Parmi ceux-ci, peu nombreux étaient ceux qui
disaient avoir aimé le livre car « bien écrit »
et « plein d’humour » ; la grande majorité des
réactions étaient par contre très négatives :
«honteux», « imbuvable », méprisant », « ne
reflétant pas du tout la vérité du chemin » ;
« fable parfois grotesque » ; « écrit par un bobo
pour des bobos », certaines réactions mettant même
en doute le fait que l’auteur ait réellement suivi
tout le chemin à pied.
A
de multiples reprises dans les commentaires, la
lecture du livre de Manon MOREAU était vivement
conseillée : « plus vrai, plus sensible », « plein
d’humanité », « une perle ». Le livre d’Alix de
SAINT-ANDRÉ(3) était aussi mentionné comme donnant
envie de se mettre en chemin.
Si j’avais lu le dernier livre cité, il n’en allait
pas de même des deux autres. Je connaissais
l’existence du livre de RUFIN mais n’avais jamais
entendu parler de celui de MOREAU. Mais comme le dit
de manière très juste un commentaire sur Face Book,
si elle avait été académicienne, son livre aurait eu
un autre retentissement !
Ma curiosité était d’autant plus stimulée que le
livre tant vanté de MOREAU est un roman alors
que celui de RUFIN est, en principe, le récit
d’une expérience vécue.
J’ai donc lu les deux livres en commençant par le
roman « Le vestibule des causes perdues ».

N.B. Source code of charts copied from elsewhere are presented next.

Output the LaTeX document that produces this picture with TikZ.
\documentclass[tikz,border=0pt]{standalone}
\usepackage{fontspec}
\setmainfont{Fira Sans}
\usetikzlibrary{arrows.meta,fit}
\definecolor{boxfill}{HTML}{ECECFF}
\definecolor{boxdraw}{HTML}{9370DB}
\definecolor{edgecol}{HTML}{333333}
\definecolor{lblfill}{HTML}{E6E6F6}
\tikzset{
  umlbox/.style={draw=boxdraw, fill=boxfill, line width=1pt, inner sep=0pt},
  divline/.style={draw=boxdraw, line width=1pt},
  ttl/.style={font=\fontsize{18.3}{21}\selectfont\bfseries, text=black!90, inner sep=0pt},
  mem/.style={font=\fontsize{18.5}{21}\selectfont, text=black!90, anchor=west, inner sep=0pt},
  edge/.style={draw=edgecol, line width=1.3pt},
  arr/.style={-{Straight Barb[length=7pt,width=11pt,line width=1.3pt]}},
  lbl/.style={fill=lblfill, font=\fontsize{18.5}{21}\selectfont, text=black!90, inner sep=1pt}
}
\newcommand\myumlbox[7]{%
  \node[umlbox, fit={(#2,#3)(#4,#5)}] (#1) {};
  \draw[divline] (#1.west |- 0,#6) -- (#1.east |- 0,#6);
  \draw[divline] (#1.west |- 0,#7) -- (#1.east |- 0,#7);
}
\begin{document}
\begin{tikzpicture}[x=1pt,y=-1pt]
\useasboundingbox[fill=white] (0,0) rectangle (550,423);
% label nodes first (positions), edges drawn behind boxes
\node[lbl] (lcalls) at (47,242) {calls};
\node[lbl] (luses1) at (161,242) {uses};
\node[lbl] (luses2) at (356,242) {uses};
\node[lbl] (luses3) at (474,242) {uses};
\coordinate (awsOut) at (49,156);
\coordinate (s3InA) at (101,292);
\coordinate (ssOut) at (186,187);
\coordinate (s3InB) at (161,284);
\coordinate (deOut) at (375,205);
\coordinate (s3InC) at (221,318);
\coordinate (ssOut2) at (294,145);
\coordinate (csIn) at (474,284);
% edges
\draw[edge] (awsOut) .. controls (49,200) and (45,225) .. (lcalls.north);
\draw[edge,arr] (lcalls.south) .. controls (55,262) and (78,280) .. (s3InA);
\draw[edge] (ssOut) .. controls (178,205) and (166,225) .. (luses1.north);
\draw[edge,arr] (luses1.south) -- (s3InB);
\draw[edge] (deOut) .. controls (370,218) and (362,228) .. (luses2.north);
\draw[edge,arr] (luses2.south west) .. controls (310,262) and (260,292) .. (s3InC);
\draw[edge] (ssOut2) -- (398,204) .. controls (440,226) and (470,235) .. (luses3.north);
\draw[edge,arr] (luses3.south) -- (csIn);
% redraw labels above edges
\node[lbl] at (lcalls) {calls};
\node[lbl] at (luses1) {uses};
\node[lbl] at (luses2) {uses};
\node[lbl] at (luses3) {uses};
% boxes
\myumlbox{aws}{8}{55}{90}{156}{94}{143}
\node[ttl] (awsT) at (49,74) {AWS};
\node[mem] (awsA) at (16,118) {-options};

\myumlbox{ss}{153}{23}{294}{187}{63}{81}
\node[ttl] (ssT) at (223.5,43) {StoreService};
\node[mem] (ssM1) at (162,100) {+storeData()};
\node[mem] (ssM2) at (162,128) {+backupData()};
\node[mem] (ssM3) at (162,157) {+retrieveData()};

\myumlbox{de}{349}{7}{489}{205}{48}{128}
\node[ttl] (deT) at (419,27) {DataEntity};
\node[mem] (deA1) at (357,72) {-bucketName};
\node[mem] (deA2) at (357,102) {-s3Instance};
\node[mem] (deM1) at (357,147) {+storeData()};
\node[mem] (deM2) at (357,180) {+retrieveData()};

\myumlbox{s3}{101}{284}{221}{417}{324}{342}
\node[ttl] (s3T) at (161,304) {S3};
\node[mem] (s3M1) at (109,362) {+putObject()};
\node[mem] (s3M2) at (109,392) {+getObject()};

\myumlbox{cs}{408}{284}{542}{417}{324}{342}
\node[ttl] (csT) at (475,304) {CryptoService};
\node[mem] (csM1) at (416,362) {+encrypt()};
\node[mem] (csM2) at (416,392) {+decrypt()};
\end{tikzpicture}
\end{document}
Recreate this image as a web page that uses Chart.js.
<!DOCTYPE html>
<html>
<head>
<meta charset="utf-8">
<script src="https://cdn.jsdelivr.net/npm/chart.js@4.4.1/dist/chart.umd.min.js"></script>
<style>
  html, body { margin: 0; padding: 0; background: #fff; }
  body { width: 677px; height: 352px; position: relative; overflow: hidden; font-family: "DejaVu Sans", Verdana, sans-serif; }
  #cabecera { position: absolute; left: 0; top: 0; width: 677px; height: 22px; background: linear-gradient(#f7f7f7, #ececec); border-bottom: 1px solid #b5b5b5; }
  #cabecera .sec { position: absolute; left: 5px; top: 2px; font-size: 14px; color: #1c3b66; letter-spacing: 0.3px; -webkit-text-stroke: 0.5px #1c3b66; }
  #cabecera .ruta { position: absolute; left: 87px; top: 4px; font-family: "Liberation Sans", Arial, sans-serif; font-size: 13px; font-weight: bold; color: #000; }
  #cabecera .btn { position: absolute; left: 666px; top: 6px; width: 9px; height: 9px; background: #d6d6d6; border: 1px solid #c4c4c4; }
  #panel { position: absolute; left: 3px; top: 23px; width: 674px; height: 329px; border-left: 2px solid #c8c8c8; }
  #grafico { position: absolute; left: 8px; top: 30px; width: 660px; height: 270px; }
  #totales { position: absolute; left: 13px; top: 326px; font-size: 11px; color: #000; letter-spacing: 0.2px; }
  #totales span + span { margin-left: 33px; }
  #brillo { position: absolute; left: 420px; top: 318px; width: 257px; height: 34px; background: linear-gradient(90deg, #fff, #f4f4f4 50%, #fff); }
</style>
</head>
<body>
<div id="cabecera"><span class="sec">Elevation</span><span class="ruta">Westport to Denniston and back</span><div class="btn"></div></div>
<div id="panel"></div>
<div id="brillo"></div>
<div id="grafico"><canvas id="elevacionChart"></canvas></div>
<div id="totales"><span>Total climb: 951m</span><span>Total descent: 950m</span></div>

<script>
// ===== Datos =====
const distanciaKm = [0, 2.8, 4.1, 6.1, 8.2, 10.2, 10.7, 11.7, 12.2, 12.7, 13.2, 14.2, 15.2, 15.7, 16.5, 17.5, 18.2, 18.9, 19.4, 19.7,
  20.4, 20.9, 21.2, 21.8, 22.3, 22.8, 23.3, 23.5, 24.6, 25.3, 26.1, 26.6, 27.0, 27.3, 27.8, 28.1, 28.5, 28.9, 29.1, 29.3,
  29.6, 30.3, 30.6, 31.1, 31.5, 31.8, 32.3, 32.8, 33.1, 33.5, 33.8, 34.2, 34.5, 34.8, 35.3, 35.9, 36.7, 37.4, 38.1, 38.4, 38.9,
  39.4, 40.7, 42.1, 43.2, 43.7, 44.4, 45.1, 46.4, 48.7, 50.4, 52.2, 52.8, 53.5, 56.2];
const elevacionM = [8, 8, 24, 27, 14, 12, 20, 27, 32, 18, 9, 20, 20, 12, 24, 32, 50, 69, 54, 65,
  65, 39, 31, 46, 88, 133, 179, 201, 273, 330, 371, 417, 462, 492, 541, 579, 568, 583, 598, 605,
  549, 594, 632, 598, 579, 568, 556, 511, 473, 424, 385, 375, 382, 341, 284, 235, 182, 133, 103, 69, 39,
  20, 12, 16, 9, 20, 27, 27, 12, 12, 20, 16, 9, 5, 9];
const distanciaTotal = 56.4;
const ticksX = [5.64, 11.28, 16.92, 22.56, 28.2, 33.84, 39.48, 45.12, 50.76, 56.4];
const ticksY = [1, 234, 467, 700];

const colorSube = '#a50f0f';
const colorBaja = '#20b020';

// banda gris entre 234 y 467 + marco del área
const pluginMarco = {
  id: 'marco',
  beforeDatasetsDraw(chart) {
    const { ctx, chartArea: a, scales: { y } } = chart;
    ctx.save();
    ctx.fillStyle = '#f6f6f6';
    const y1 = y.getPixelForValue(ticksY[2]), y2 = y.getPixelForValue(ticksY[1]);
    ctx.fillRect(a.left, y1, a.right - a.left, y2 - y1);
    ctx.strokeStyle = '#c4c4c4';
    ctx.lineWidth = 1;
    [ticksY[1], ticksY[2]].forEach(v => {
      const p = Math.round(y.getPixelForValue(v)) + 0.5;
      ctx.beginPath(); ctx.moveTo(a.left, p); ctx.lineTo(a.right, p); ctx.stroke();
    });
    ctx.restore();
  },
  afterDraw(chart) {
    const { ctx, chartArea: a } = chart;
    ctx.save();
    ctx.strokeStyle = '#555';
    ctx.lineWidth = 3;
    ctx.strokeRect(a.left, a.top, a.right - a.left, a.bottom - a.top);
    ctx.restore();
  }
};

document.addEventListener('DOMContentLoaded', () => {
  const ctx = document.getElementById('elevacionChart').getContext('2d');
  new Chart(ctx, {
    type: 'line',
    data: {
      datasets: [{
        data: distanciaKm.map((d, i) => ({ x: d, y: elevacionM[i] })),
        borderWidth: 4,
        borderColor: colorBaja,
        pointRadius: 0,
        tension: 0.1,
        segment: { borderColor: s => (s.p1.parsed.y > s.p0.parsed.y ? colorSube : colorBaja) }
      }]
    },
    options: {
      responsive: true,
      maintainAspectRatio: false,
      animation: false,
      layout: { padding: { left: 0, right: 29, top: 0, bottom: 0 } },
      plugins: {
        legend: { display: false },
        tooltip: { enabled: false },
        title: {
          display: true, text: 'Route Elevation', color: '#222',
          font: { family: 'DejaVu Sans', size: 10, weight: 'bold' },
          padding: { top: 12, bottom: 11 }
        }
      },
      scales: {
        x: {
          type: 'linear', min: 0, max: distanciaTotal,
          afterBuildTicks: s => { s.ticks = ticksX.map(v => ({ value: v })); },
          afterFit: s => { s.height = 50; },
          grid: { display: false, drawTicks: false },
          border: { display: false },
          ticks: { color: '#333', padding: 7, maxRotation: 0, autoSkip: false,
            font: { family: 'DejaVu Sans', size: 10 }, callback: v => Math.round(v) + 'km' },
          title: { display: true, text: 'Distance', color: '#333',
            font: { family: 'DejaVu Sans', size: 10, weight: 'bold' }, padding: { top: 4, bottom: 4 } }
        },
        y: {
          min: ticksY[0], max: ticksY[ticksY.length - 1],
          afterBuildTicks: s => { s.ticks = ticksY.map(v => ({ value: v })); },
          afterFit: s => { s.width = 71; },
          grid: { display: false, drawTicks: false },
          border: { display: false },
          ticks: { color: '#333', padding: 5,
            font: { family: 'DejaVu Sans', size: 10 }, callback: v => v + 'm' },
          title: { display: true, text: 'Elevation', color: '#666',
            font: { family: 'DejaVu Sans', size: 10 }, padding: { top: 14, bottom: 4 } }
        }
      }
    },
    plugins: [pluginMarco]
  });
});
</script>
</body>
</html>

LE VESTIBULE DES CAUSES PERDUES
J’ai beaucoup aimé.
L’auteur aime les personnes qu’elle suit tout au
long du chemin de Compostelle. Elle les regarde avec
tendresse, avec leurs manques, leurs attentes, leurs
blessures. Et comme le dit si bien GWEN21(4) dans sa
critique du livre :
« ce livre est un concentré de vie et de
renaissance, d'espoir et de vérité, ce livre est un
chant enthousiaste qui vous portera à croire que
chaque rencontre est précieuse, que chaque être qui
croise votre route est un cadeau à déballer
soigneusement, les yeux brillants d'excitation, et
dont il faut savoir profiter, ce livre vous donnera
envie de sourire, de rire, d'aimer et de vivre, ce
livre vous racontera le Chemin, celui de Compostelle
mais aussi et avant tout celui de nos vies, humbles,
inconnues, discrètes et parfois bancales ; il vous
racontera tous ces chemins différents qui ont
pourtant la même valeur ; une valeur à découvrir,
une valeur dont il faut chercher le sens, une valeur
à enrichir pour mieux la partager. « (4) IMMORTELLE
RANDONNÉE
Je n’ai pas du tout aimé.
RUFIN n’aime pas les gens ou même… il les méprise.
Le pèlerin est pingre.
Les citations textuelles sont suffisamment parlantes
pour ne pas devoir être largement commentées.
« Les
pèlerins passent leur temps à éviter de payer …/…
c’est un sport, un signe d’appartenance au club …/…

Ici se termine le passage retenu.